There’s a lot of different health conditions that can cause erectile dysfunction. It is important to have a check-up with your GP if you are having problems with your erections as there may be an underlying health condition causing them.
Common conditions that can cause erectile dysfunction, and how they cause it:
||How they cause erectile dysfunction
- Heart conditions
- High blood pressure
- High cholesterol
- Metabolic syndrome
These conditions can all affect blood flow to the penis, making erections more difficult. Scientists think that smooth muscle damage could also link heart conditions with erectile dysfunction.
Diabetes can also cause nerve damage, which can affect the nerves that control your ability to get erections.

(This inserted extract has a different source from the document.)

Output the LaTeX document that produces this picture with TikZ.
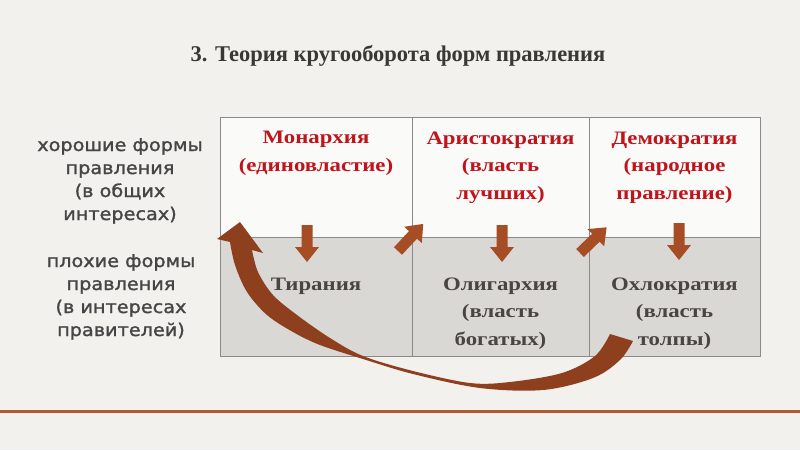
\documentclass[tikz,border=0pt]{standalone}
\usepackage{fontspec}
\setmainfont{Liberation Serif}
\newfontfamily\lblfont[FakeStretch=1.1, FakeBold=1.5]{DejaVu Sans}
\newfontfamily\cellfont[FakeStretch=1.2]{Liberation Serif}
\definecolor{bgc}{HTML}{F3F1EE}
\definecolor{topfill}{HTML}{FAFAF8}
\definecolor{botfill}{HTML}{D9D8D5}
\definecolor{bordc}{HTML}{8A8A8A}
\definecolor{arrc}{HTML}{A64D26}
\definecolor{curvc}{HTML}{8E3F1E}
\definecolor{redc}{HTML}{C0141C}
\definecolor{darkc}{HTML}{4A4541}
\definecolor{lblc}{HTML}{454545}
\definecolor{titc}{HTML}{3A3835}
\definecolor{linec}{HTML}{B5582F}
\tikzset{
  cell/.style={draw=bordc, line width=1.1pt, inner sep=0pt, anchor=north west},
  goodtxt/.style={anchor=base, align=center, inner sep=0pt, text=redc,
    font=\cellfont\fontsize{19}{27.5}\selectfont\bfseries},
  badtxt/.style={anchor=base, align=center, inner sep=0pt, text=darkc,
    font=\cellfont\fontsize{19}{27.5}\selectfont\bfseries},
  lbltxt/.style={anchor=base, align=center, inner sep=0pt, text=lblc,
    font=\lblfont\fontsize{17.5}{23}\selectfont},
  blockarrow/.pic={\fill[arrc] (-5.5,0) -- (5.5,0) -- (5.5,22) -- (12,22) -- (0,37) -- (-12,22) -- (-5.5,22) -- cycle;}
}
\begin{document}
\begin{tikzpicture}[x=1pt,y=-1pt]
\useasboundingbox (0,0) rectangle (800,450);
\fill[bgc] (0,0) rectangle (800,450);

% title
\node[anchor=base, inner sep=0pt, text=titc, font=\fontsize{22.5}{26}\selectfont\bfseries] (title) at (398,61) {3. Теория кругооборота форм правления};

% table cells
\node[cell, fill=topfill, minimum width=192pt, minimum height=120pt] (c11) at (220,117) {};
\node[cell, fill=topfill, minimum width=177pt, minimum height=120pt] (c12) at (412,117) {};
\node[cell, fill=topfill, minimum width=171pt, minimum height=120pt] (c13) at (589,117) {};
\node[cell, fill=botfill, minimum width=192pt, minimum height=119pt] (c21) at (220,237) {};
\node[cell, fill=botfill, minimum width=177pt, minimum height=119pt] (c22) at (412,237) {};
\node[cell, fill=botfill, minimum width=171pt, minimum height=119pt] (c23) at (589,237) {};

% texts (anchor = baseline of last line)
\node[goodtxt] (mon) at (316,171) {Монархия\\(единовластие)};
\node[goodtxt] (ari) at (500.5,199) {Аристократия\\(власть\\лучших)};
\node[goodtxt] (dem) at (674.5,199) {Демократия\\(народное\\правление)};
\node[badtxt] (tir) at (316,290) {Тирания};
\node[badtxt] (oli) at (500.5,345) {Олигархия\\(власть\\богатых)};
\node[badtxt] (ohl) at (674.5,345) {Охлократия\\(власть\\толпы)};

\node[lbltxt] (good) at (120,220) {хорошие формы\\правления\\(в общих\\интересах)};
\node[lbltxt] (bad) at (121,336) {плохие формы\\правления\\(в интересах\\правителей)};

% block arrows
\pic at (307,225) {blockarrow};
\pic at (502,225) {blockarrow};
\pic at (679,223) {blockarrow};
\pic[rotate=137] at (398,251) {blockarrow};
\pic[rotate=134] at (580,253) {blockarrow};

% curved arrow
\fill[curvc] (252,250) -- (263,253) -- (240,222) -- (217,239) --
  plot[smooth, tension=0.55] coordinates {(230,242) (235,265) (247,292) (267,315) (293,332) (320,345) (363,359) (413,374) (480,388) (543,390) (593,378) (620,360) (633,341)}
  -- plot[smooth, tension=0.55] coordinates {(610,334) (595,356) (562,373) (510,382) (470,383) (413,371) (363,356) (330,338) (297,315) (273,295) (258,272) (252,250)}
  -- cycle;

% bottom line
\fill[linec] (0,409.5) rectangle (800,413);
\end{tikzpicture}
\end{document}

Metabolic syndrome is a term used to describe a combination of high blood pressure, diabetes, and obesity. This makes it far more likely that you will get ED than have just one of these conditions.
||Certain sleep disorders such as sleep apnea can cause erection problems. This is because sleep apnea can affect your testosterone levels making it harder for you to get an erection.
||Prostate infections and treatments for other prostate problems can cause erectile dysfunction. This happens in a number of different ways, including nerve damage during prostate surgery, side effects from medications, or as a direct result of infection.
If you think you might have one of these conditions, you can check out our sections below on symptoms related to erectile dysfunction and getting tested for erectile dysfunction.
Erectile dysfunction can be a side effect of a number of different medications. Below is a list of some medications that are known to cause erectile dysfunction in some men:
- Diuretics – used to treat high blood pressure and some other conditions
- Antihypertensives – used to treat high blood pressure
- Fibrates – used to lower cholesterol (but not the same as statins)
- Antipsychotics – used for some mental health conditions, like schizophrenia
- Antidepressants – used for anxiety, depression, premenstrual syndrome and other conditions
- Corticosteroids – a type of steroid used for asthma and other conditions
- H2-antagonists – used for stomach ulcers
- Anticonvulsants – used to treat epilepsy
- Antihistamines – used for allergies like hay fever
- Anti-androgens – used to treat a number of conditions related to male hormones, like testosterone
- Cytotoxics – used in cancer treatment
If you suspect that your erectile dysfunction is caused by a medication that you are taking, speak to your GP as soon as possible. Your GP may be able to suggest an alternative treatment or advise you on how to lessen this side effect.
Definitely one of the more surprising causes, but it’s true – spending a lot of time on a bike can throw a bit of a spanner in your works.
Regular cycling puts a lot of pressure on the area below your penis – the perineum, or ‘gooch’. This can affect the blood flow to the area around your penis, which can make erections less reliable.